What makes the bug exploitable

• The attack uses a still-trusted signing identity, not malformed input.
• The vulnerable path is network reachable and part of normal federation behavior.
• The privileges required are low in the CVSS model because the attacker needs control tied to the external provider context rather than local admin rights inside Keycloak.
• The blast radius depends on what scopes, clients, and downstream relying parties trust tokens from that flow.

No working proof of concept is included here. The important operational detail is that exploitability hinges on residual trust in the disabled provider's signing authority. If the provider was disabled because it was compromised, the window between disablement and key rotation is where the real risk lives.

Hardening guide

Immediate remediation

• Upgrade Keycloak to 26.4.9, 26.5.3, or a later maintained release.
• Audit whether JWT Authorization Grant is enabled anywhere you do not actively need it.
• Review all disabled IdPs and assume their keys may still have been accepted before patching.
• Rotate signing keys or sever federation trust when an IdP is disabled for security reasons.
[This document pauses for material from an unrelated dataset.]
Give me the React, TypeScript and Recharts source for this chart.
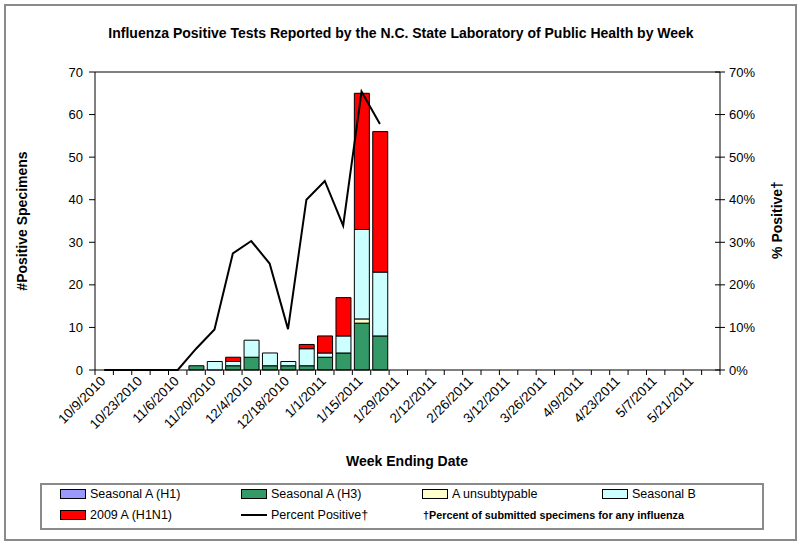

Detection and response checks

• Search authentication and token issuance logs for grant activity tied to providers marked disabled at the time of issuance.
• Correlate issuer values, client IDs, and token timestamps around the disable event.
• Invalidate tokens minted during the uncertainty window if your downstream applications support revocation or short TTL replacement.
• Sanitize exported logs before sharing them across teams or vendors; a tool like the Data Masking Tool is useful when incident artifacts include emails, subject identifiers, or tenant-specific claims.

Engineering guardrails

• Treat disabled as a security-critical state transition with test coverage on every grant type.
• Require negative tests for federation, token exchange, and client-auth paths whenever trust-state logic changes.
• Prefer short-lived tokens and explicit audience scoping so a single trust-path bug does not turn into platform-wide reuse.
• Build operational playbooks that pair disablement with key rotation, session review, and log verification.

Architectural lessons

Zero-trust is mostly about state coherence

Security marketing often frames zero-trust as stronger authentication and more policy checks. Production incidents show a harsher reality: many failures happen when systems disagree about current state. A disabled user can still refresh. A revoked client can still exchange. A removed provider can still federate. CVE-2026-1486 belongs squarely in that family.

• Revocation must be first-class. If a trust object can be disabled, every path that consumes it must fail closed.
• Administrative UX is not enforcement. A toggle in the console does nothing unless runtime code treats it as a gate.
• Brokered identity multiplies edge cases. Each federation mode adds another place where trust can outlive policy.
• Patch notes reveal pattern families. Keycloak's subsequent fixes for disabled-IdP and broker-related issues suggest defenders should review the whole trust surface, not only the single CVE.

What mature teams should change

Mature IAM teams should stop treating identity bugs as isolated application defects and start modeling them as distributed-systems failures. The right question is not only, 'Was the IdP disabled?' The better question is, 'Which token paths, cache layers, and relying services still behave as if it were enabled?' That mindset produces better tests, better telemetry, and faster incident containment.

The deeper lesson is uncomfortable but useful: in identity infrastructure, logic flaws are often more strategically dangerous than parser bugs. They survive code review more easily, they fit expected traffic, and they exploit the gap between what operators think a control means and what the runtime actually does.